Google Declares its Cloud Container Engine Ready for Production

Fully managed Kubernetes cloud service now in general availability

About 10 months since it first announced the managed version of Kubernetes, its open source Linux container management system, Google has launched the cloud service, called Google Container Engine, into production today, announcing the service is now production-ready.

Google is very likely the world’s largest user of Linux containers. From Search to Gmail, every single Google service runs in Linux containers, Craig Mcluckie, a Google product manager, wrote in a blog post.
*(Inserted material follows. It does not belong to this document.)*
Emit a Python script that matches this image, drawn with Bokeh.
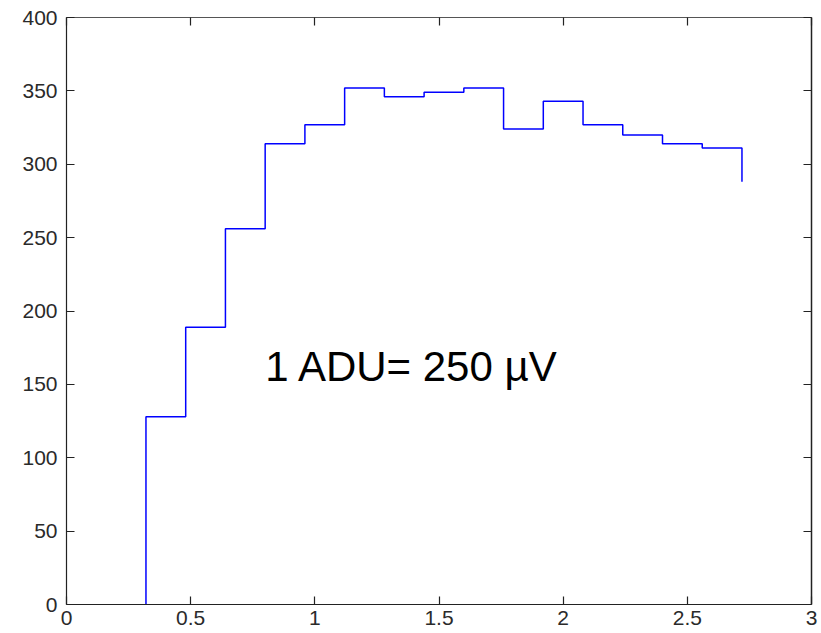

The company spins up more than 2 billion containers across its global data center infrastructure weekly.

“Container Engine represents the best of our experience with containers,” Mcluckie wrote.

While Linux containers have been around for years, they have become extremely popular over the last two-three years thanks to Docker, an open source project with a company that goes by the same name behind it.

Google and its cloud rivals Amazon Web Services and Microsoft Azure have all embraced the push to take containers into the mainstream and introduced cloud services around the technology.

Docker has created a standard for container images and a system that makes it easy to use them. The promise of Linux containers is more efficient utilization of data center resources and a much easier time writing applications for any type of infrastructure – on-premise or in the cloud, inside VMs or on bare-metal servers.

Others have since proposed container standards alternative to Docker, but after about a year of back-and-forth, many companies that participate in the Linux container ecosystem found some common ground.

Container Engine takes the usability angle even further, offering fully managed container clusters in the cloud without worries about things like availability or software updates on the user’s part. All the developer has to do is define what kind of CPU and memory a container needs, how many replicas it should have, and its “keepalive” policy, and the cloud service sets up the infrastructure accordingly.

Red Hat, Microsoft, IBM, VMware, and Mirantis, a leading OpenStack cloud infrastructure company, have all been integrating Kubernetes into their platforms. According to Mcluckie, this means users will be able to move their containers between Container Engine and on-premise environments based on any of those platforms.